Kernel-Level Precision Data Collection in PyTorch

Overview

This document describes the configuration examples and collection results of kernel-level precision data collection. For details about how to use the msProbe data collection function, see Precision Data Collection in PyTorch.

Preparations

Environment Setup

Install msProbe by referring to msProbe Installation Guide.

Constraints

Only the PyTorch framework is supported.

Quick Start

See PyTorch Precision Data Collection - Quick Start.

Kernel Dump Configuration

When using kernel dump, set task to tensor and list to an API name. Currently, kernel dump can collect data of only one API in each step.

The API naming format is {api_type}.{api_name}.{Number of API calls}.{forward/backward}. For details, see the API name in the L1 dump result file dump.json.

Example:

{
    "task": "tensor",
    "dump_path": "./dump_path",
    "level": "L2",
    "rank": [],
    "step": [],
    "tensor": {
        "scope": [],
        "list": ["Functional.linear.0.backward"]
    }
}

Dump Result File

Data Collection Results

If the kernel-level data collection is successful, the following information is displayed:

The kernel data of {api_name} is dumped successfully.

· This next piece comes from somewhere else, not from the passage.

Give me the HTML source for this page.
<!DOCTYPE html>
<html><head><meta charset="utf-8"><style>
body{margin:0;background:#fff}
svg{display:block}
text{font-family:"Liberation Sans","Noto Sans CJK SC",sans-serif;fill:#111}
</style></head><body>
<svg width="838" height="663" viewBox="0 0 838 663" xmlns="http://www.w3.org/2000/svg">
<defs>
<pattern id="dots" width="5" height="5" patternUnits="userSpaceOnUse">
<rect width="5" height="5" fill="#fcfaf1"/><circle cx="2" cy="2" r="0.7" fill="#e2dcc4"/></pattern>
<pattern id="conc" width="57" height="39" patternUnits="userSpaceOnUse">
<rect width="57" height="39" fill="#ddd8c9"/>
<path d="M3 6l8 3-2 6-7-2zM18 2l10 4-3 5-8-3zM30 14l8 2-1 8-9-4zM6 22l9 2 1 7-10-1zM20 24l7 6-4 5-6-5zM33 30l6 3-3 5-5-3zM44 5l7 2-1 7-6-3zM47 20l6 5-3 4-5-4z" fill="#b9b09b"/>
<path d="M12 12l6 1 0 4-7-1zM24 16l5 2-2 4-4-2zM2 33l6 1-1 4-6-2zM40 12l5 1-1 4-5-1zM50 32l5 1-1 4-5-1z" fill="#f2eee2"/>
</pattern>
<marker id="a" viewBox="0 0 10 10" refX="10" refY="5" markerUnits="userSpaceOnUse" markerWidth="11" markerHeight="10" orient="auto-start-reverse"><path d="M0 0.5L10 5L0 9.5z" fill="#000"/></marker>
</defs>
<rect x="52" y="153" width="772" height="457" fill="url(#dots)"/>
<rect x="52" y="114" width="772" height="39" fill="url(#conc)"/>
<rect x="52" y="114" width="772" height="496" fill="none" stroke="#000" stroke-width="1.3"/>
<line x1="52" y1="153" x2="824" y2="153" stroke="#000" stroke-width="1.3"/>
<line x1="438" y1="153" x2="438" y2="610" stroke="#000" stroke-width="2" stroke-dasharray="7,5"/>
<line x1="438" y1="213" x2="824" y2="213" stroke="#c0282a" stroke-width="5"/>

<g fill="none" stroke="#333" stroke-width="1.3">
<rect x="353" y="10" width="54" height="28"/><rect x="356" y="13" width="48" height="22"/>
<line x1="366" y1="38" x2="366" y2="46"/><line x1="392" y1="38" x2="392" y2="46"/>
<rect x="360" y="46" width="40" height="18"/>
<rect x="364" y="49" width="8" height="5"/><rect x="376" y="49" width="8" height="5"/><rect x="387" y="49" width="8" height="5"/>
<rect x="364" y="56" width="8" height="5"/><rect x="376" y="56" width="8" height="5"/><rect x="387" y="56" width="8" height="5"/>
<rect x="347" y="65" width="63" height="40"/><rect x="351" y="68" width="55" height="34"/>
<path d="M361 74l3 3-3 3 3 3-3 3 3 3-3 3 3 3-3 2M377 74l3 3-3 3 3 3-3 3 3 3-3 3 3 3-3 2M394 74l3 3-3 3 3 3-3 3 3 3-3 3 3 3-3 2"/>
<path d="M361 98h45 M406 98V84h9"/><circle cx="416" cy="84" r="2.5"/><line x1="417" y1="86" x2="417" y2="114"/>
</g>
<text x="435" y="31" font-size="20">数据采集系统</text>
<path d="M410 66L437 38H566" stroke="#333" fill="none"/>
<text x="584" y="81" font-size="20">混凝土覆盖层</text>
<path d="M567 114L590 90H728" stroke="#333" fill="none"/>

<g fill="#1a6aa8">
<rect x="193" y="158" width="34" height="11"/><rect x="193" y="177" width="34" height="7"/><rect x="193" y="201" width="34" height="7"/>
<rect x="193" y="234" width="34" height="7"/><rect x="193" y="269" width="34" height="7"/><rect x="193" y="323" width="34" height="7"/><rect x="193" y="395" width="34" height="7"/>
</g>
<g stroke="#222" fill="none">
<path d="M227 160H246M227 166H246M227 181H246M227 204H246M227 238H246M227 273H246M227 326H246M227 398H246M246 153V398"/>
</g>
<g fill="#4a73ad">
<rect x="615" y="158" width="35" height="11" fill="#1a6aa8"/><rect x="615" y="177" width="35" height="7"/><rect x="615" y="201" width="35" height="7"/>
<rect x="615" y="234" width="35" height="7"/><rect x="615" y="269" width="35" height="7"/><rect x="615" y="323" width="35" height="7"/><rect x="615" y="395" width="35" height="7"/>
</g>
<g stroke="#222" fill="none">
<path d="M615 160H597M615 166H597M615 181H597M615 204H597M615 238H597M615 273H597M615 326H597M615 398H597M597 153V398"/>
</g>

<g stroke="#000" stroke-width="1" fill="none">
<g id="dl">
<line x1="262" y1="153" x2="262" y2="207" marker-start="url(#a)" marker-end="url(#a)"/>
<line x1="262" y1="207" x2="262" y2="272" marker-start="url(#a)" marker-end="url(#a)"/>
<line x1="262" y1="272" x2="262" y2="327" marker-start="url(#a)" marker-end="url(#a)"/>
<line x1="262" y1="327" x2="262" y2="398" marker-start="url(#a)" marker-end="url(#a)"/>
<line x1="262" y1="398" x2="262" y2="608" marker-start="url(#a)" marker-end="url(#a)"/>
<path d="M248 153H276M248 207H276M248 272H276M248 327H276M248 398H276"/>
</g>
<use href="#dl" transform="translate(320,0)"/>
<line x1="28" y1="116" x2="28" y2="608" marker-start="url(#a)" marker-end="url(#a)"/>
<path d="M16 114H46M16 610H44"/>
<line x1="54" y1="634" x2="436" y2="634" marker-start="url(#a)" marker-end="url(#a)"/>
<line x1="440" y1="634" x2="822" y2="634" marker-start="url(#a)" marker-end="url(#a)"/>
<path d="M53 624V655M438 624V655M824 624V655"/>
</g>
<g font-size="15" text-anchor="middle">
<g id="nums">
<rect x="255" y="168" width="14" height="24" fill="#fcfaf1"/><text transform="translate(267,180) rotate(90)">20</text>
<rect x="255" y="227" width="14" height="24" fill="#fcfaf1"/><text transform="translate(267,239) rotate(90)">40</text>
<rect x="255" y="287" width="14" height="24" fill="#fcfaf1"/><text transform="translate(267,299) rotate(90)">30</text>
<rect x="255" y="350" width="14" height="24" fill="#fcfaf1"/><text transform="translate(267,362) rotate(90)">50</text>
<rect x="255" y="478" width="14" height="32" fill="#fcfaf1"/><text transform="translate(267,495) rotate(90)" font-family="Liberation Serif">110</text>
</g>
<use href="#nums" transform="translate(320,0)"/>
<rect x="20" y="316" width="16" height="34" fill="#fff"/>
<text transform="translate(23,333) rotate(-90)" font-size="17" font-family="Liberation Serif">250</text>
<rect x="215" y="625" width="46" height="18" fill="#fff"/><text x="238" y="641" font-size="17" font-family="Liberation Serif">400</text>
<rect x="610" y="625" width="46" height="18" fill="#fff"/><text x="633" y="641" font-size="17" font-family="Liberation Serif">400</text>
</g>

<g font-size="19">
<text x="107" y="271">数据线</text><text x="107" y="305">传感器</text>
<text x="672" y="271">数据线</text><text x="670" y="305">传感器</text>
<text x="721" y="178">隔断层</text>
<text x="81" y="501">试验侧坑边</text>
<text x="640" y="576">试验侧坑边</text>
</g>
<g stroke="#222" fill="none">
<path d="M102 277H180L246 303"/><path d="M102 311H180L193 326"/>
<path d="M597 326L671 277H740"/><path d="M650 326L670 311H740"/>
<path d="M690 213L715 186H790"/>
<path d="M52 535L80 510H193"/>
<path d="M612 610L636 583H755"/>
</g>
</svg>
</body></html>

Note: If no data is generated after the preceding information is printed, rectify the fault by referring to FAQs.

If the kernel dump encounters an unsupported API, the following information is displayed:

The kernel dump does not support the {api_name} API.

{api_name} indicates the API name.

Output File Description

After kernel-level data collection is successful, the following files are generated in the specified dump_path directory:

├── /home/data_dump/
│   ├── step0
│ │ ├── 20241201103000        # Date and time format, indicating 10:30:00, 2024-12-01.
│   │   │   ├── 0             # Device ID
│   │   │   │   ├──{op_type}.{op_name}.{task_id}.{stream_id}.{timestamp}    # Kernel-layer operator data
│   │   │  ...
│   │   ├── kernel_config_{device_id}.json    # Intermediate file generated during kernel dump API call. Generally, you do not need to pay attention to it.
│   │  ...     
│   ├── step1
│  ...

Appendix

FAQs

Why is the collection result file empty?

  1. Check whether the tool usage, configuration file content, and API name format in list are correct.
  2. Check whether the API is running on the Ascend NPU. If the API is running on other devices, no kernel-level data exists.
  3. If the problem persists, use the torch_npu.npu API provided by the Ascend Extension for PyTorch plugin to collect kernel-level data. The kernel dump function of the tool is implemented based on the init_dump, set_dump, and finalize_dump sub-interfaces. For details about the torch_npu.npu API, see torch_npu.npu.